Humidex values across the region will be in the 40s, 680 NEWS meteorologist Jill Taylor said.

Taylor said Friday’s high will be 35 C but it will feel like 41 C with the humidity.

Toronto could potentially break two temperature records on Friday: the hottest July 22 on record and the warmest day of the year.

The record temperature for a July 22 was 35.6 C, which was set in 1955, Taylor said. The hottest day so far was 36 C on July 13.

So far this season, Toronto has had eight days of temperatures at 30 C or more in July, as recorded at Pearson Airport. That number does not include Friday.

Somewhat cooler temperatures are in store for the weekend, but it will still be hot.

“Temperature and humidex values tonight into the weekend are forecast below warning criteria but it will still be quite warm through the weekend into next week,” Environment Canada said.

It will be mainly sunny on Saturday and Sunday with temperatures hovering around the 30s.
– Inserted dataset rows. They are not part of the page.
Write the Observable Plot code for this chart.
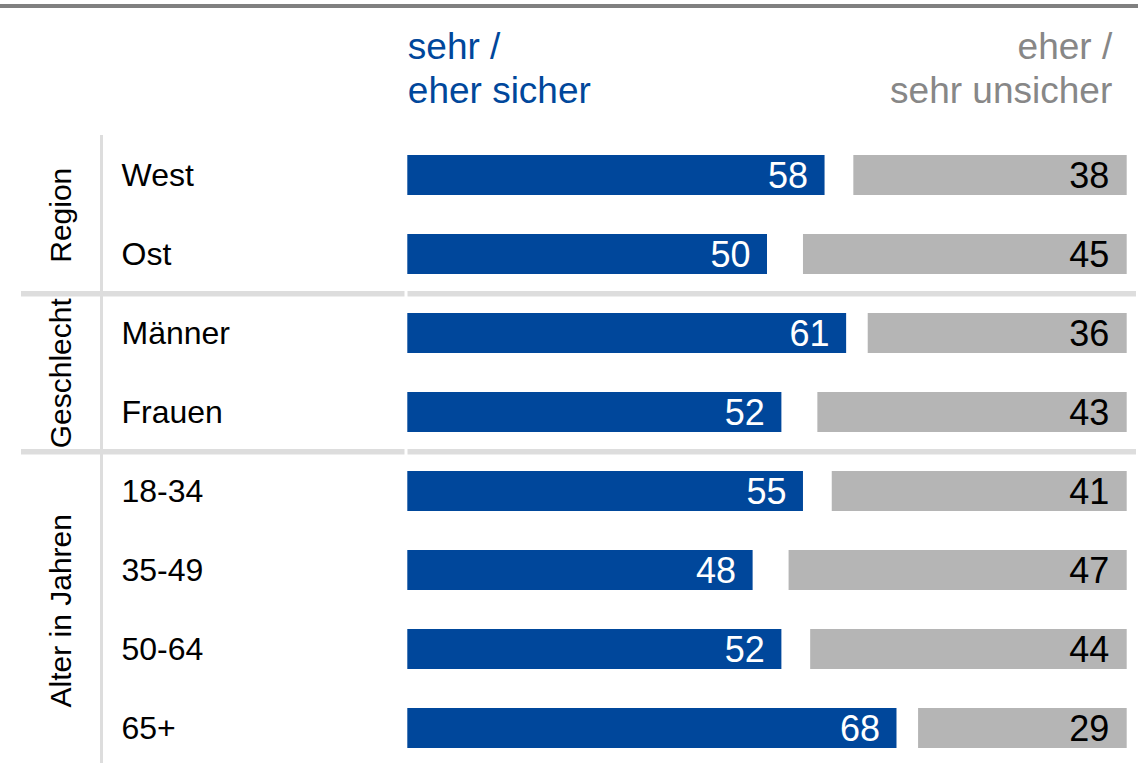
<!DOCTYPE html>
<html><head><meta charset="utf-8">
<script src="https://cdn.jsdelivr.net/npm/d3@7"></script>
<script src="https://cdn.jsdelivr.net/npm/@observablehq/plot@0.6"></script>
<style>
body{margin:0;background:#fff;}
#wrap{position:relative;width:1143px;height:763px;overflow:hidden;}
#topline{position:absolute;left:0;top:4px;width:1138px;height:3.5px;background:#808080;}
#chart svg{position:absolute;left:0;top:0;}
</style></head><body>
<div id="wrap"><div id="topline"></div><div id="chart"></div></div>
<script>
const categories = ["West","Ost","Männer","Frauen","18-34","35-49","50-64","65+"];
const sicher = [58,50,61,52,55,48,52,68];
const unsicher = [38,45,36,43,41,47,44,29];
const groups = ["Region","Geschlecht","Alter in Jahren"];
const groupFirst = ["West","Männer","18-34"];
const groupSize = [2,2,4];
const headerSicher = "sehr /\neher sicher";
const headerUnsicher = "eher /\nsehr unsicher";

const rows = categories.map((c,i)=>({cat:c, pos:sicher[i], neg:unsicher[i]}));
const yRange = [133.5, 769.5];
const step = (yRange[1]-yRange[0])/categories.length;
const blue = "#00479b", gray = "#b5b5b5", sep = "#dddddd", headGray = "#878787";
const font = "'Liberation Sans', Arial, sans-serif";

const chart = Plot.plot({
  width: 1143, height: 763,
  marginTop: 135, marginBottom: 0, marginLeft: 0, marginRight: 0,
  style: {fontFamily: font, background: "transparent", overflow: "visible"},
  x: {domain: [0, 100], range: [407.3, 1126.7], axis: null},
  y: {domain: categories, range: yRange, paddingInner: 0.5, paddingOuter: 0.25, axis: null},
  marks: [
    Plot.ruleY(groupFirst.slice(1), {dy: -step/2, stroke: sep, strokeWidth: 5.5, insetLeft: 21, insetRight: 1143-404.5}),
    Plot.ruleY(groupFirst.slice(1), {dy: -step/2, stroke: sep, strokeWidth: 5.5, insetLeft: 407.5, insetRight: 7}),
    Plot.ruleX([0], {dx: -306.3, stroke: sep, strokeWidth: 3}),
    ...groups.map((g,i)=>Plot.text([g], {
      text: d=>d, y: [groupFirst[i]], dy: (groupSize[i]-1)*step/2,
      frameAnchor: "left", dx: 61, rotate: -90, textAnchor: "middle", lineAnchor: "middle",
      fontSize: 30, fill: "#000"
    })),
    Plot.text(categories, {text: d=>d, y: d=>d, frameAnchor: "left", dx: 121, textAnchor: "start", fontSize: 32, fill: "#000"}),
    Plot.barX(rows, {x1: 0, x2: "pos", y: "cat", fill: blue}),
    Plot.barX(rows, {x1: d=>100-d.neg, x2: 100, y: "cat", fill: gray}),
    Plot.text(rows, {x: "pos", y: "cat", text: d=>String(d.pos), textAnchor: "end", dx: -17, dy: 1, fill: "#fff", fontSize: 36}),
    Plot.text(rows, {x: 100, y: "cat", text: d=>String(d.neg), textAnchor: "end", dx: -18, dy: 1, fill: "#000", fontSize: 36}),
    Plot.text([headerSicher], {text: d=>d, x: 0, frameAnchor: "top", textAnchor: "start", lineAnchor: "top", dy: 27-135, lineHeight: 1.2, fill: blue, fontSize: 37}),
    Plot.text([headerUnsicher], {text: d=>d, x: 100, frameAnchor: "top", textAnchor: "end", lineAnchor: "top", dx: -15, dy: 27-135, lineHeight: 1.2, fill: headGray, fontSize: 37})
  ]
});
document.getElementById("chart").appendChild(chart);
</script>
</body></html>
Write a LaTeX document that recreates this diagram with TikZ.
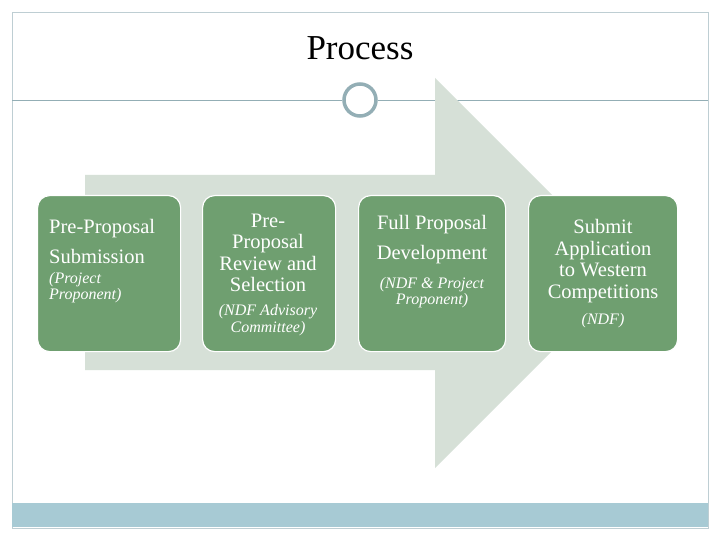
\documentclass[tikz,border=0pt]{standalone}
\usepackage{fontspec}
\setmainfont{Liberation Serif}
\begin{document}
\begin{tikzpicture}[x=1pt,y=-1pt,
  box/.style={draw=white,line width=1.2pt,fill=boxgreen,rounded corners=12pt,text=white,align=center,anchor=north west,inner sep=0pt},
  big/.style={font=\fontsize{20.5}{21.5}\selectfont},
  small/.style={font=\fontsize{16}{16.5}\selectfont\itshape}]
\definecolor{boxgreen}{HTML}{6F9F70}
\definecolor{arrowc}{HTML}{D6E0D7}
\definecolor{barc}{HTML}{A7CAD4}
\definecolor{ringc}{HTML}{93AEB5}
\useasboundingbox (0,0) rectangle (720,540);
\fill[white] (0,0) rectangle (720,540);
\draw[ringc!60,line width=0.8pt] (12,12) rectangle (708,528);
\fill[barc] (12,503) rectangle (708,527);
\node[font=\fontsize{35}{40}\selectfont] (title) at (360,48) {Process};
\coordinate (l1) at (12,100); \coordinate (l2) at (708,100);
\node[circle,draw=ringc,line width=3.5pt,fill=white,minimum size=32pt,inner sep=0pt] (ring) at (360,100) {};
\draw[ringc,line width=0.8pt] (l1) -- (ring.west);
\draw[ringc,line width=0.8pt] (ring.east) -- (l2);
\fill[arrowc] (85,175) -- (435,175) -- (435,78) -- (630,273) -- (435,468) -- (435,370) -- (85,370) -- cycle;
\node[box,minimum width=143pt,minimum height=156pt] (b1) at (37,195) {};
\node[box,minimum width=133pt,minimum height=156pt] (b2) at (202,195) {};
\node[box,minimum width=147pt,minimum height=156pt] (b3) at (358,195) {};
\node[box,minimum width=149pt,minimum height=156pt] (b4) at (528,195) {};
\node[text=white,align=left,anchor=north west,inner sep=0pt,font=\fontsize{20.5}{30}\selectfont] (t1) at (49,219) {Pre-Proposal\\Submission};
\node[text=white,align=left,anchor=north west,inner sep=0pt,small] (s1) at (49,272) {(Project\\Proponent)};
\node[text=white,align=center,inner sep=0pt,big] (t2) at (268,253) {Pre-\\Proposal\\Review and\\Selection};
\node[text=white,align=center,inner sep=0pt,small] (s2) at (268,320) {(NDF Advisory\\Committee)};
\node[text=white,align=center,anchor=north,inner sep=0pt,font=\fontsize{20.5}{30}\selectfont] (t3) at (432,215) {Full Proposal\\Development};
\node[text=white,align=center,anchor=north,inner sep=0pt,small] (s3) at (432,277) {(NDF \& Project\\Proponent)};
\node[text=white,align=center,inner sep=0pt,big] (t4) at (603,261) {Submit\\Application\\to Western\\Competitions};
\node[text=white,align=center,inner sep=0pt,small] (s4) at (603,321) {(NDF)};
\end{tikzpicture}
\end{document}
The humidex will still be intense on both days, in the high 30s.

Environment Canada issues a heat warning when “very high temperature or humidity conditions are expected to pose an elevated risk of heat illnesses, such as heat stroke or heat exhaustion.”

The health risks associated with the heat are the greatest for seniors, children, people with breathing difficulties and heart conditions, the homeless, those who work and exercise in the heat, and people without access to an air conditioned space.

People are being advised to keep out of the heat and to drink plenty of liquids.

If you are looking for a place to cool off, the city’s outdoor pools are open, including more than 90 splash pads and more than 100 supervised wading pools. There are also several air conditioned spaces in the city.

With the intense heat comes an increase in power demand. Toronto Hydro is reminding customers one way you can conserve power is by turning off the air conditioner when you aren’t home.